Healthy pace of new business development. We launched yet another innovative exchange-traded fund, the Value Gold ETF, which is the world’s first gold fund to store its bullion in Hong Kong. Value Partners now has two ETFs - Value China ETF (3046 HK) and the Value Gold ETF (3081 HK) launched in December 2009 and November 2010, respectively, both listed successfully on the Hong Kong Stock Exchange, and both managed through a joint venture with our strategic partner, Ping An of China.

(In a separate development announced subsequent to the year end, Value Partners has signed an agreement to form a private equity fund management company in Yunnan, China. This is in the form of a 60% owned joint venture with a partner linked to the provincial government of Yunnan and the plan is to raise a renminbi-denominated private equity fund in 2011 for projects on the Chinese mainland.)

Achievement recognition. In Hong Kong, Value Partners is considered an unusual story because there are few really successful local Hong Kong brands in commerce and industry. Instead, Hong Kong is better known for its landlords, shopkeepers and as a base for large multinational brands. In Value Partners’ case, however, there is a long and consistent history of winning performance awards and industry recognition, going as far back as 1994, a year after the company’s founding.
In 2010, Value Partners enjoyed remarkable success in winning a whole new collection of accolades. This is summarized in the accompanying "Chief Executive Officers' Report," and here we would provide just two highlights, as follows:
Value Partners' Chairman and Co-Chief Investment Officer, Cheah Cheng Hye, delivered the keynote address at the Graham & Dodd Breakfast in 2010 — a prestigious annual event held by the Heilbrunn Center for Graham & Dodd Investing of Columbia Business School in New York. This was the 20th Graham & Dodd breakfast and the first with an Asian speaker; Mr Cheah's speech was entitled "Value investing: Making it work in China and Asia."

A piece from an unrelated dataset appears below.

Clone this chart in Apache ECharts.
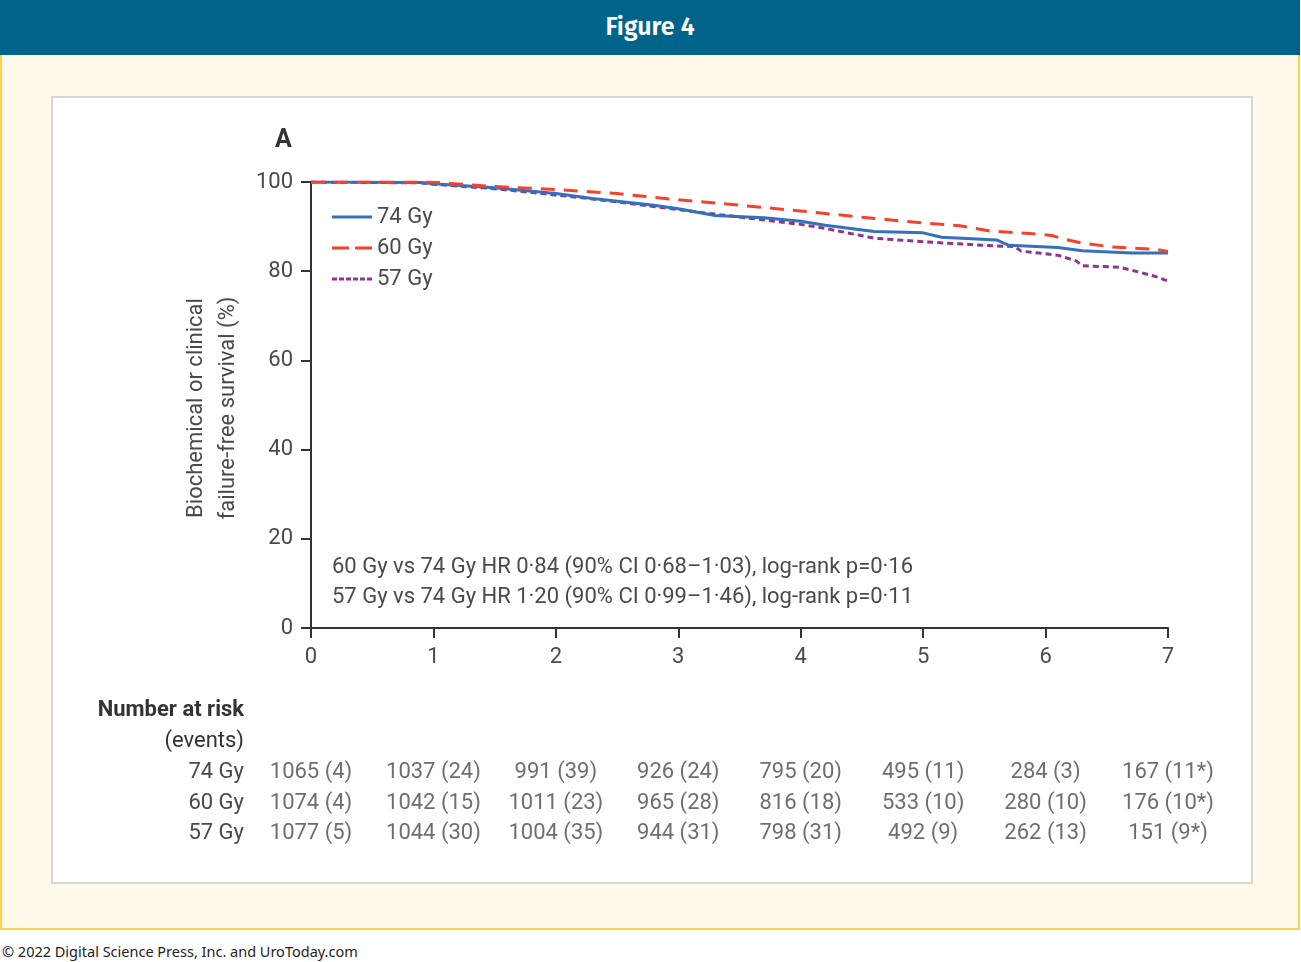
<!DOCTYPE html>
<html>
<head>
<meta charset="utf-8">
<script src="https://cdn.jsdelivr.net/npm/echarts@6/dist/echarts.min.js"></script>
<style>
  html, body { margin: 0; padding: 0; background: #ffffff; }
  body { width: 1301px; height: 962px; position: relative; overflow: hidden; }
  .header {
    position: absolute; left: 0; top: 0; width: 1300px; height: 55px;
    background: #00638a; color: #fff; text-align: center;
    font: 600 25px/55px 'Fira Sans', 'Noto Sans', sans-serif;
  }
  .frame {
    position: absolute; left: 0; top: 55px; width: 1296px; height: 873px;
    background: #fff9ea; border: 2px solid #ffd24d; border-top: none;
  }
  .panel {
    position: absolute; left: 51px; top: 96px; width: 1198px; height: 784px;
    background: #fff; border: 2px solid #d6d6d6;
  }
  .copy {
    position: absolute; left: 2px; top: 941px;
    font: 14.5px 'Noto Sans', sans-serif; color: #222;
  }
  #chart { position: absolute; left: 0; top: 0; width: 1301px; height: 962px; }
</style>
</head>
<body>
<div class="header">Figure 4</div>
<div class="frame"></div>
<div class="panel"></div>
<div class="copy">© 2022 Digital Science Press, Inc. and UroToday.com</div>
<div id="chart"></div>
<script>
// 生存曲线数据（年, %）
const curve74 = [[0,100],[0.9,99.9],[1.0,99.6],[1.5,98.7],[2.0,97.4],[2.3,96.3],[2.8,94.8],[3.0,94.0],[3.3,92.5],[3.7,92.0],[4.0,91.2],[4.2,90.3],[4.6,88.9],[5.0,88.6],[5.15,87.6],[5.6,87.0],[5.7,85.8],[6.1,85.3],[6.3,84.6],[6.7,84.1],[7.0,84.1]];
const curve60 = [[0,100],[0.95,100],[1.5,99.0],[2.0,98.3],[2.5,97.4],[3.0,96.0],[3.5,94.8],[4.0,93.5],[4.5,92.1],[5.0,90.8],[5.3,90.2],[5.55,89.0],[5.9,88.4],[6.05,88.0],[6.15,87.2],[6.3,86.3],[6.55,85.4],[6.9,84.9],[7.0,84.4]];
const curve57 = [[0,100],[0.9,99.8],[1.0,99.5],[1.5,98.5],[2.0,97.1],[2.3,96.2],[2.8,94.5],[3.0,93.8],[3.3,92.8],[3.7,91.5],[4.0,90.5],[4.2,89.6],[4.6,87.4],[5.0,86.6],[5.5,85.8],[5.75,85.5],[5.8,84.5],[6.1,83.6],[6.25,82.3],[6.3,81.2],[6.6,80.9],[6.75,79.9],[6.9,78.8],[7.0,77.8]];

// 风险人数表
const riskYears = [0, 1, 2, 3, 4, 5, 6, 7];
const riskGroups = ['74 Gy', '60 Gy', '57 Gy'];
const atRisk74 = [1065, 1037, 991, 926, 795, 495, 284, 167];
const events74 = ['4', '24', '39', '24', '20', '11', '3', '11*'];
const atRisk60 = [1074, 1042, 1011, 965, 816, 533, 280, 176];
const events60 = ['4', '15', '23', '28', '18', '10', '10', '10*'];
const atRisk57 = [1077, 1044, 1004, 944, 798, 492, 262, 151];
const events57 = ['5', '30', '35', '31', '31', '9', '13', '9*'];

const hrLines = [
  '60 Gy vs 74 Gy HR 0·84 (90% CI 0·68–1·03), log-rank p=0·16',
  '57 Gy vs 74 Gy HR 1·20 (90% CI 0·99–1·46), log-rank p=0·11'
];

const FONT = "'Roboto', sans-serif";
const TXT = '#4a4a4a';
const AXIS = '#333';

// 图例线型图标（实线 / 长虚线 / 点线）
const ICON_SOLID = 'path://M0,0H40V3H0Z';
const ICON_DASH = 'path://M0,0H17V3H0Z M23,0H40V3H23Z';
const ICON_DOT = 'path://M0,0H5V3H0Z M7,0H12V3H7Z M14,0H19V3H14Z M21,0H26V3H21Z M28,0H33V3H28Z M35,0H40V3H35Z';

const riskAll = [[atRisk74, events74], [atRisk60, events60], [atRisk57, events57]];
const riskPoints = [];
riskAll.forEach(([n, ev], row) => {
  riskYears.forEach((yr, i) => {
    riskPoints.push({ value: [yr, row], label: { formatter: n[i] + ' (' + ev[i] + ')' } });
  });
});

const chart = echarts.init(document.getElementById('chart'), null, { renderer: 'canvas' });

const option = {
  backgroundColor: 'transparent',
  animation: false,
  textStyle: { fontFamily: FONT },
  grid: [
    { left: 311, right: 133, top: 182, bottom: 334 },
    { left: 311, right: 133, top: 757, height: 92 }
  ],
  legend: {
    orient: 'vertical',
    left: 332,
    top: 206,
    padding: 0,
    itemWidth: 40,
    itemHeight: 3,
    itemGap: 9,
    textStyle: { fontFamily: FONT, fontSize: 22, color: TXT },
    data: [
      { name: '74 Gy', icon: ICON_SOLID },
      { name: '60 Gy', icon: ICON_DASH },
      { name: '57 Gy', icon: ICON_DOT }
    ]
  },
  xAxis: [
    {
      gridIndex: 0, type: 'value', min: 0, max: 7, interval: 1,
      axisLine: { onZero: false, lineStyle: { color: AXIS, width: 2 } },
      axisTick: { length: 10, lineStyle: { color: AXIS, width: 2 } },
      axisLabel: { fontSize: 22, color: TXT, margin: 18, fontFamily: FONT },
      splitLine: { show: false }
    },
    {
      gridIndex: 1, type: 'value', min: 0, max: 7, show: false
    }
  ],
  yAxis: [
    {
      gridIndex: 0, type: 'value', min: 0, max: 100, interval: 20,
      axisLine: { show: true, lineStyle: { color: AXIS, width: 2 } },
      axisTick: { show: true, length: 10, lineStyle: { color: AXIS, width: 2 } },
      axisLabel: { fontSize: 22, color: TXT, margin: 18, fontFamily: FONT },
      splitLine: { show: false }
    },
    {
      gridIndex: 1, type: 'category', data: riskGroups, inverse: true,
      axisLine: { show: false }, axisTick: { show: false },
      axisLabel: { fontSize: 22, color: TXT, margin: 67, fontFamily: FONT }
    }
  ],
  graphic: [
    { type: 'text', left: 275, top: 128, style: { text: 'A', font: "bold 25px " + FONT, fill: '#333' } },
    {
      type: 'text', x: 212, y: 408, rotation: Math.PI / 2,
      style: {
        text: 'Biochemical or clinical\nfailure-free survival (%)',
        font: '22px ' + FONT, fill: TXT, align: 'center', verticalAlign: 'middle', lineHeight: 32
      }
    },
    { type: 'text', x: 332, y: 567, style: { text: hrLines[0], font: '22px ' + FONT, fill: TXT, verticalAlign: 'middle' } },
    { type: 'text', x: 332, y: 597, style: { text: hrLines[1], font: '22px ' + FONT, fill: TXT, verticalAlign: 'middle' } },
    { type: 'text', x: 244, y: 710, style: { text: 'Number at risk', font: 'bold 22px ' + FONT, fill: '#333', align: 'right', verticalAlign: 'middle' } },
    { type: 'text', x: 244, y: 741, style: { text: '(events)', font: '22px ' + FONT, fill: '#333', align: 'right', verticalAlign: 'middle' } }
  ],
  series: [
    {
      name: '74 Gy', type: 'line', data: curve74, showSymbol: false, symbol: 'none',
      lineStyle: { color: '#3470bd', width: 3 }, itemStyle: { color: '#3470bd' }, z: 3
    },
    {
      name: '60 Gy', type: 'line', data: curve60, showSymbol: false, symbol: 'none',
      lineStyle: { color: '#f5412f', width: 3, type: [14, 9] }, itemStyle: { color: '#f5412f' }, z: 4
    },
    {
      name: '57 Gy', type: 'line', data: curve57, showSymbol: false, symbol: 'none',
      lineStyle: { color: '#8c3593', width: 3, type: [6, 4] }, itemStyle: { color: '#8c3593' }, z: 2
    },
    {
      name: 'risk', type: 'scatter', xAxisIndex: 1, yAxisIndex: 1,
      data: riskPoints, symbolSize: 1, itemStyle: { color: 'rgba(0,0,0,0)' },
      label: { show: true, position: 'inside', fontSize: 22, color: TXT, fontFamily: FONT },
      silent: true
    }
  ]
};

chart.setOption(option);
</script>
</body>
</html>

Value Partners has been named as one of the three leading fund-management firms in Asia in the prestigious Thomson Extel Survey 2010, published recently. In the same survey, Value Partners’ staff were ranked among the best individual fund managers in Asia. George Yang, Eric Chow and Ada Lau - all fund managers from Value Partners - were ranked No 1, No 2 and No 3, respectively on a list of 25 names in the survey devoted to leading Buyside Individuals in the "General Equities/Strategy" category.
Outlook
2011 is the first year of China's 12th five-year plan, during which strong initiatives will be taken to transform the country's economic model, from an export-led model to one that pushes domestic consumer spending and improvement of China's environment and living standards. The government in Beijing remains pro-business and pro-growth — but it is sensitive to any threat to stability. In this context, officials have put inflation at the top of their "worry list," and they are also keeping an anxious eye on global political and economic developments, for fear of any spillover effects on China.
Not surprisingly, we find the Chinese investment environment for 2011 quite challenging. For the serious, long-term investor, promising opportunities remain on offer, but these have to be carefully identified through bottom-up research. On the whole, the “China story” remains intact, with economic growth still pretty strong, projected at 9% for 2011, down just a bit from 2010's estimated 10%.
Our overall corporate objective is for Value Partners to be a "Temple of Value Investing" for the Asia-Pacific region. Progress has been strong, and further initiatives will be taken. We want to be a world class asset management institution, not only in terms of our Investment Team's proven ability and resources, but also in terms of the firm's overall branding, infrastructure and support systems. What we build need to endure over the long term.
Finally, we again express our deepest gratitude and appreciation to clients, employees and shareholders.

CHEAH Cheng Hye
Chairman & Co-Chief Investment Officer
10 March 2011

#  Performance of Value Partners Classic Fund (A Units) over past five years: 2010, +20.2%; 2009, +82.9%; 2008, -47.9%; 2007, +41.1%; 2006, +41.8%. Performance figures are calculated in US dollars terms on NAV to NAV, with dividends reinvested. Performance data is net of all fees.